I know, it’s throwing you off that I said ‘period’ and the color of Valentine’s Day is red. But don’t be upset, or someone will kill you! With kindness! Or a knife! That they’re using to cut their little chocolates in half so they can avoid all the shitty chocolates! Forest Gump was wrong. Life is not like a box of chocolates. Life is like a box of kittens. Do I really need to explain this simile? Think cute, hairball, litterbox, cat person, giveaway, ASPCA, bag, river. Did you think this? Then you are one sick individual. But if you’re going to think what I tell you to, think of your bank account numbers, and share that info with me. Also, I walked on a lot of ground yesterday, so there’s plenty for everyone to worship. Koolaid will be provided!
For those of you who won’t do what I say no matter what it is, then don’t do any of the above. You’re not allowed. You won’t do it. I dare you to try.
But don’t think this post is all about pizza metaphors, Valentine’s Day, kitten-murdering similes and mind control! No! It’s also about cheesecake! Today, on the way home, I will have gotten some tiramisu cheesecake from Cheesecake Factory for my wife for Valentine’s Day! She loves that! (Turns out, Cheesecake Factory was really busy, so I went to the grocery thinking I’d buy an entire actual tiramisu. Guy behind the counter couldn’t even spell ‘tiramisu’. So, I ended up buying an entire German chocolate cake. Good enough! And, plenty of time to get the other stuff. Plus, I got wine. Wow, this parenthetical note is nearly as long as the paragraph. Now it’s probably longer. I am not keeping track.)
Side note: Don’t abbreviate Valentine’s Day as VD. People might get the wrong idea. For example, they might never have sex with you because they think you’re disease-ridden, or they just don’t want to. Also: Happy VD = not much better.
I apologize. I’m all drunk on love and happiness. Some people might think it’s booze, but nope, it’s love! 5 shots of love, and three of happiness! 100 proof! Here’s to you, Mrs. Hotspur. Edward loves you more than you will know. Whoa whoa whoa.
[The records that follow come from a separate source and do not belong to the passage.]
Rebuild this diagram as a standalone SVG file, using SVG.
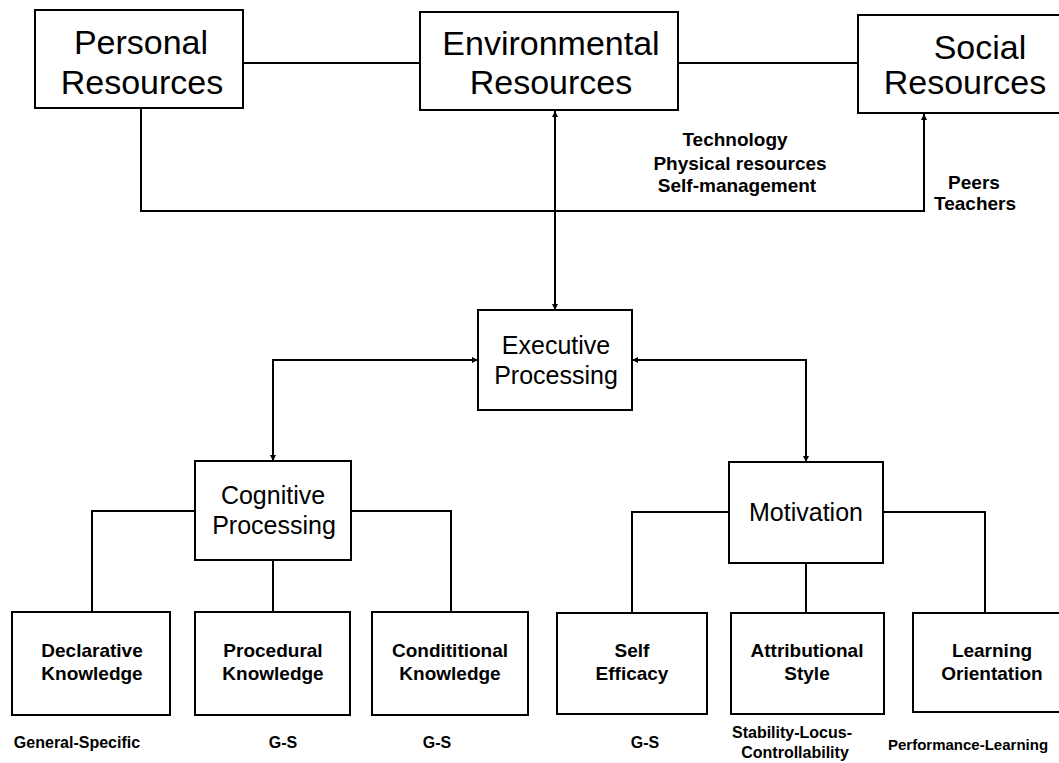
<svg xmlns="http://www.w3.org/2000/svg" width="1059" height="763" viewBox="0 0 1059 763">
<defs>
<marker id="arr" markerUnits="userSpaceOnUse" markerWidth="7" markerHeight="7" refX="6" refY="3.5" orient="auto-start-reverse"><path d="M0,0.5 L6,3.5 L0,6.5 z" fill="#000"/></marker>
<style>
.box{fill:#fff;stroke:#000;stroke-width:2}
.ln{fill:none;stroke:#000;stroke-width:2}
.big{font-family:"Liberation Sans",Arial,sans-serif;font-size:34px;text-anchor:middle;fill:#000}
.mid{font-family:"Liberation Sans",Arial,sans-serif;font-size:25px;text-anchor:middle;fill:#000}
.leaf{font-family:"Liberation Sans",Arial,sans-serif;font-size:19px;font-weight:bold;text-anchor:middle;fill:#000}
.lbl{font-family:"Liberation Sans",Arial,sans-serif;font-size:19px;font-weight:bold;text-anchor:middle;fill:#000}
.sub{font-family:"Liberation Sans",Arial,sans-serif;font-size:16px;font-weight:bold;text-anchor:middle;fill:#000}
</style>
</defs>
<rect width="1059" height="763" fill="#fff"/>
<g id="connectors">
<path class="ln" d="M243 63 H420"/>
<path class="ln" d="M678 63 H858"/>
<path class="ln" d="M141 108 V211 H924 V114" marker-end="url(#arr)"/>
<path class="ln" d="M555 111 V310" marker-start="url(#arr)" marker-end="url(#arr)"/>
<path class="ln" d="M478 360 H273 V461" marker-start="url(#arr)" marker-end="url(#arr)"/>
<path class="ln" d="M632 360 H806 V462" marker-start="url(#arr)" marker-end="url(#arr)"/>
<path class="ln" d="M195 511 H92 V612"/>
<path class="ln" d="M273 560 V612"/>
<path class="ln" d="M351 511 H451 V612"/>
<path class="ln" d="M729 512 H632 V613"/>
<path class="ln" d="M806 563 V613"/>
<path class="ln" d="M883 512 H985 V613"/>
</g>
<g id="personal">
<rect class="box" x="35" y="10" width="208" height="98"/>
<text class="big" x="141" y="54">Personal</text>
<text class="big" x="142" y="94">Resources</text>
</g>
<g id="environmental">
<rect class="box" x="420" y="12" width="258" height="98"/>
<text class="big" x="551" y="55">Environmental</text>
<text class="big" x="551" y="94">Resources</text>
</g>
<g id="social">
<rect class="box" x="858" y="15" width="215" height="98"/>
<text class="big" x="980" y="59">Social</text>
<text class="big" x="965" y="94">Resources</text>
</g>
<g id="env-labels">
<text class="lbl" x="735" y="146">Technology</text>
<text class="lbl" x="740" y="170">Physical resources</text>
<text class="lbl" x="737" y="192">Self-management</text>
</g>
<g id="social-labels">
<text class="lbl" x="974" y="189">Peers</text>
<text class="lbl" x="975" y="210">Teachers</text>
</g>
<g id="executive">
<rect class="box" x="478" y="310" width="154" height="100"/>
<text class="mid" x="556" y="354">Executive</text>
<text class="mid" x="556" y="384">Processing</text>
</g>
<g id="cognitive">
<rect class="box" x="195" y="461" width="156" height="99"/>
<text class="mid" x="273" y="504">Cognitive</text>
<text class="mid" x="274" y="534">Processing</text>
</g>
<g id="motivation">
<rect class="box" x="729" y="462" width="154" height="101"/>
<text class="mid" x="806" y="521">Motivation</text>
</g>
<g id="declarative">
<rect class="box" x="12" y="612" width="158" height="103"/>
<text class="leaf" x="92" y="657">Declarative</text>
<text class="leaf" x="92" y="680">Knowledge</text>
<text class="sub" x="77" y="748">General-Specific</text>
</g>
<g id="procedural">
<rect class="box" x="195" y="612" width="155" height="103"/>
<text class="leaf" x="273" y="657">Procedural</text>
<text class="leaf" x="273" y="680">Knowledge</text>
<text class="sub" x="283" y="748">G-S</text>
</g>
<g id="conditional">
<rect class="box" x="372" y="612" width="156" height="103"/>
<text class="leaf" x="450" y="657">Condititional</text>
<text class="leaf" x="450" y="680">Knowledge</text>
<text class="sub" x="437" y="748">G-S</text>
</g>
<g id="self-efficacy">
<rect class="box" x="557" y="613" width="150" height="101"/>
<text class="leaf" x="632" y="657">Self</text>
<text class="leaf" x="632" y="680">Efficacy</text>
<text class="sub" x="645" y="748">G-S</text>
</g>
<g id="attributional">
<rect class="box" x="731" y="613" width="153" height="101"/>
<text class="leaf" x="807" y="657">Attributional</text>
<text class="leaf" x="807" y="680">Style</text>
<text class="sub" x="792" y="738">Stability-Locus-</text>
<text class="sub" x="795" y="758">Controllability</text>
</g>
<g id="learning">
<rect class="box" x="913" y="613" width="160" height="99"/>
<text class="leaf" x="992" y="657">Learning</text>
<text class="leaf" x="992" y="680">Orientation</text>
<text class="sub" x="888" y="750" style="text-anchor:start;font-size:15px">Performance-Learning</text>
</g>
</svg>
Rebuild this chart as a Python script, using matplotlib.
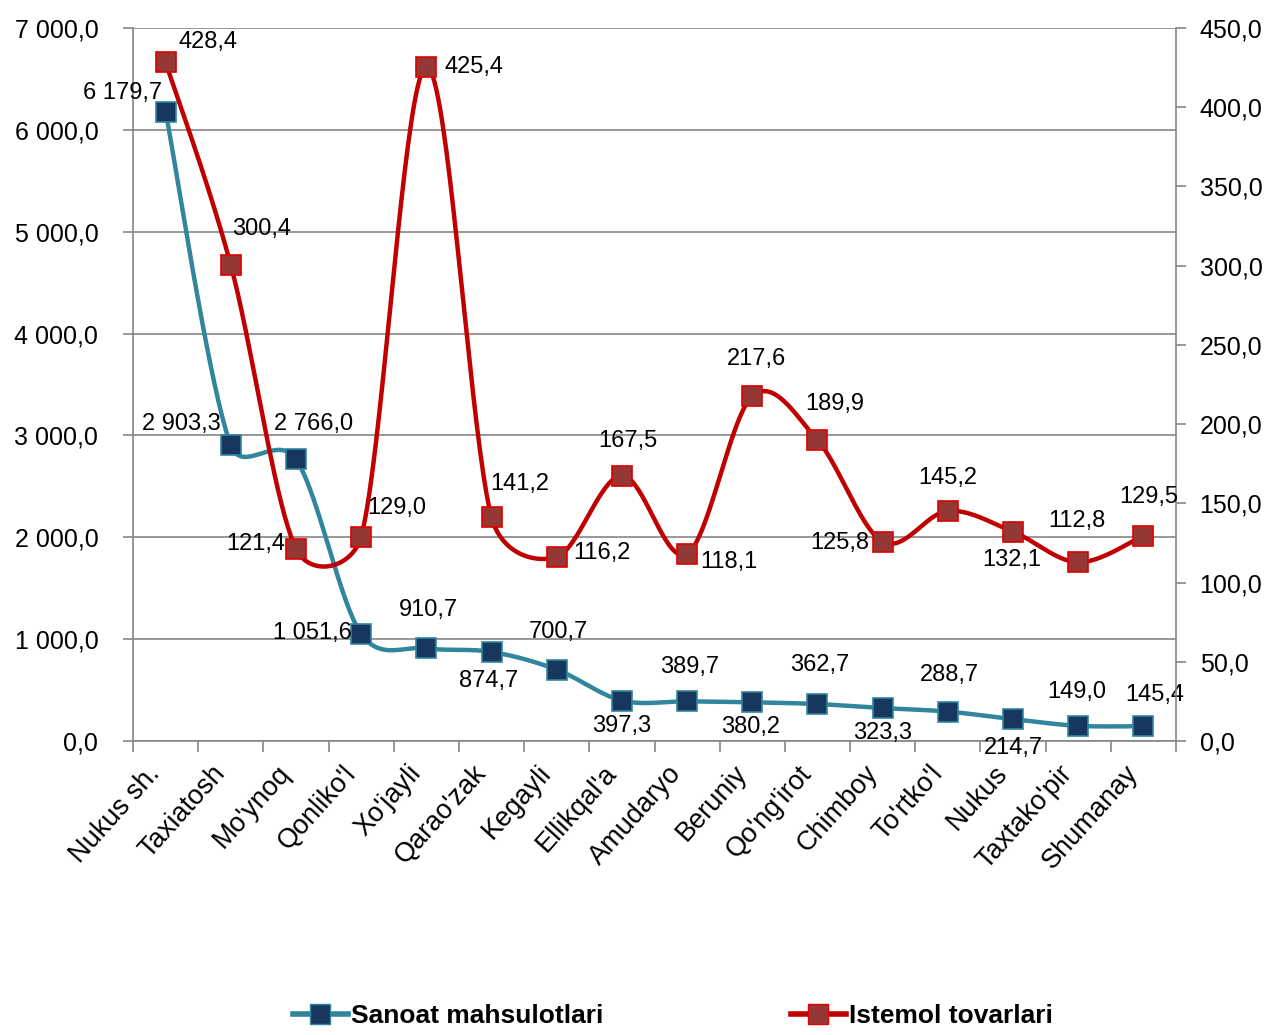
import numpy as np
import matplotlib
matplotlib.use("Agg")
import matplotlib.pyplot as plt
from matplotlib.ticker import FixedLocator, FuncFormatter
from matplotlib.lines import Line2D

plt.rcParams["font.family"] = ["Liberation Sans", "DejaVu Sans"]

districts = ["Nukus sh.", "Taxiatosh", "Mo'ynoq", "Qonliko'l", "Xo'jayli", "Qarao'zak",
             "Kegayli", "Ellikqal'a", "Amudaryo", "Beruniy", "Qo'ng'irot", "Chimboy",
             "To'rtko'l", "Nukus", "Taxtako'pir", "Shumanay"]
sanoat = [6179.7, 2903.3, 2766.0, 1051.6, 910.7, 874.7, 700.7, 397.3,
          389.7, 380.2, 362.7, 323.3, 288.7, 214.7, 149.0, 145.4]
istemol = [428.4, 300.4, 121.4, 129.0, 425.4, 141.2, 116.2, 167.5,
           118.1, 217.6, 189.9, 125.8, 145.2, 132.1, 112.8, 129.5]
left_ticks = [0, 1000, 2000, 3000, 4000, 5000, 6000, 7000]
right_ticks = [0, 50, 100, 150, 200, 250, 300, 350, 400, 450]

# label offsets in pixels (dx, dy) from the marker centre
sanoat_off = [(-43, 19), (-49, 21), (18, 35), (-49, 1), (2, 38), (-3, -29), (2, 38), (0, -25),
              (3, 34), (-2, -25), (2, 39), (0, -25), (2, 37), (0, -29), (-1, 34), (11, 31)]
istemol_off = [(42, 20), (31, 36), (-40, 5), (36, 29), (48, 0), (28, 33), (45, 4), (6, 35),
               (42, -8), (4, 37), (17, 36), (-43, -1), (0, 33), (-1, -28), (-1, 41), (5, 39)]

TEAL = "#31859C"
NAVY = "#17375E"
RED = "#C00000"
DARKRED = "#953735"
GRID = "#868686"


def fmt(v):
    return f"{v:,.1f}".replace(",", " ").replace(".", ",")


def excel_smooth(ax, x, y, n=40):
    # Excel-style bezier smoothing, computed in screen space
    pts = ax.transData.transform(np.column_stack([x, y]))
    out = [pts[0]]
    t = np.linspace(0, 1, n)[1:, None]
    for i in range(len(pts) - 1):
        p1, p2 = pts[i], pts[i + 1]
        p0 = pts[i - 1] if i > 0 else p1
        p3 = pts[i + 2] if i + 2 < len(pts) else p2
        d12 = np.linalg.norm(p2 - p1)
        d02 = np.linalg.norm(p2 - p0)
        d13 = np.linalg.norm(p3 - p1)
        f1 = 1 / 6 if d02 / 6 < d12 / 2 else d12 / (2 * d02)
        f2 = 1 / 6 if d13 / 6 < d12 / 2 else d12 / (2 * d13)
        c1 = p1 + f1 * (p2 - p0)
        c2 = p2 - f2 * (p3 - p1)
        seg = ((1 - t) ** 3) * p1 + 3 * ((1 - t) ** 2) * t * c1 + 3 * (1 - t) * t ** 2 * c2 + t ** 3 * p2
        out.extend(seg)
    xy = ax.transData.inverted().transform(np.array(out))
    return xy[:, 0], xy[:, 1]


fig = plt.figure(figsize=(12.69, 10.35), dpi=100)
ax = fig.add_axes([133 / 1269, 1 - 741 / 1035, (1176 - 133) / 1269, (741 - 28) / 1035])
ax2 = ax.twinx()

x = np.arange(len(districts))
ax.set_xlim(-0.5, len(districts) - 0.5)
ax.set_ylim(0, 7000)
ax2.set_ylim(0, 450)

# axes styling
for a in (ax, ax2):
    a.spines["top"].set_visible(False)
    for s in ("left", "right", "bottom"):
        a.spines[s].set_color(GRID)
        a.spines[s].set_linewidth(1.2)
ax.spines["right"].set_visible(False)
ax2.spines["left"].set_visible(False)
ax2.spines["bottom"].set_visible(False)

ax.yaxis.set_major_locator(FixedLocator(left_ticks))
ax.yaxis.set_major_formatter(FuncFormatter(lambda v, p: fmt(v)))
ax2.yaxis.set_major_locator(FixedLocator(right_ticks))
ax2.yaxis.set_major_formatter(FuncFormatter(lambda v, p: fmt(v)))
ax.grid(axis="y", color=GRID, linewidth=1.2)
ax.set_axisbelow(True)

ax.tick_params(axis="y", length=7, width=1.2, color=GRID, pad=18, labelsize=18)
ax2.tick_params(axis="y", length=7, width=1.2, color=GRID, pad=10, labelsize=18)

ax.set_xticks(x)
ax.set_xticklabels(districts, rotation=48, ha="right", va="top", fontsize=19.5)
ax.set_xticks(np.arange(-0.5, len(districts)), minor=True)
ax.tick_params(axis="x", which="major", length=0, pad=14)
ax.tick_params(axis="x", which="minor", length=8, width=1.2, color=GRID)

# lines
sx, sy = excel_smooth(ax, x, sanoat)
ax.plot(sx, sy, color=TEAL, linewidth=3.2, zorder=3, solid_capstyle="round")
ax.plot(x, sanoat, linestyle="none", marker="s", markersize=14, markerfacecolor=NAVY,
        markeredgecolor=TEAL, markeredgewidth=1.2, zorder=4)

rx, ry = excel_smooth(ax2, x, istemol)
ax2.plot(rx, ry, color=RED, linewidth=3.2, zorder=3, solid_capstyle="round")
ax2.plot(x, istemol, linestyle="none", marker="s", markersize=14, markerfacecolor=DARKRED,
         markeredgecolor="#E00000", markeredgewidth=1.2, zorder=4)

for xi, v, off in zip(x, sanoat, sanoat_off):
    ax.annotate(fmt(v), (xi, v), xytext=off, textcoords="offset pixels",
                ha="center", va="center", fontsize=17, zorder=5)
for xi, v, off in zip(x, istemol, istemol_off):
    ax2.annotate(fmt(v), (xi, v), xytext=off, textcoords="offset pixels",
                 ha="center", va="center", fontsize=17, zorder=5)

handles = [
    Line2D([], [], color=TEAL, linewidth=4, marker="s", markersize=14,
           markerfacecolor=NAVY, markeredgecolor=TEAL),
    Line2D([], [], color=RED, linewidth=4, marker="s", markersize=14,
           markerfacecolor=DARKRED, markeredgecolor="#E00000"),
]
fig.legend(handles, ["Sanoat mahsulotlari", "Istemol tovarlari"], loc="center",
           bbox_to_anchor=(0.53, 0.018), ncol=2, frameon=False, handlelength=2.1,
           handletextpad=0.1, columnspacing=7.1,
           prop={"weight": "bold", "size": 19})

fig.savefig("out.png", dpi=100)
Until I get home and tell you.
The publishing time will confuse the shit out of you, so don’t try to understand it. That’s why I’ve had to use the future imperfect disco tense. I will have been flashing jazz hands!
*jazz hands*
And now, I return you to your regularly scheduled blog post, which was… No, this was it.
Edward Hotspur

I’m not reading any of the words, I’m only looking at the kitty pics and stroking my satin blanket. Happy Valentine’s Day to YOU!
Are you also putting your pinky in your mouth and saying ‘one billion dollars’? ha ha Happy VD to you and yours
*clinks glass*
salud
Oh honey… I love you so much… get off the phone soon, please? lol we have some kids to disgust.
I’m trying honey!!!
Happy Valentine’s Day to you and the lovely Mrs. Hotspur!! Kittens and all.
Happy Valentine’s Day to you too.
Came for joke about venereal diseases–left satisfied. Next year, you should try and work “jerkin my merkin” into your post (wigs need love too, even those wigs).
We;re a merkin band!
Merkin woman, get away from me-e
Speaking of that, Maynard James Keenan has a vineyard called Caduceus that has pretty good wines.
Complaint:
Your lefthand top kitten model has a cattitude problem and doesn’t look at all lovey-dovey.
Happy V-Day Hotspur!
I love kittens! Hope you and the Mrs. had a wonderful V-Day. I made Joe lasagna and we shared some adult beverages. I got roses and chocolates and a Walking Dead comic, and he got an engraved flask from me.
Mrs. H is making lasagna right now! Freaky.
Those two grumpy cats in the first heart look exactly like an old married couple. No amount of KoolAid can bribe me into that kind of worship. But if you were to replace your beverage of choice I may just reconsider. Happy VD(or unhappy depending on which abbreviation I meant) to you and your wifey!
How about chocolate shakes? But thanks… we had a great time!
Done!
Have a good weekend!
You are just a big softy… like a soft centered candy, leaking gooey sweetness all over the land.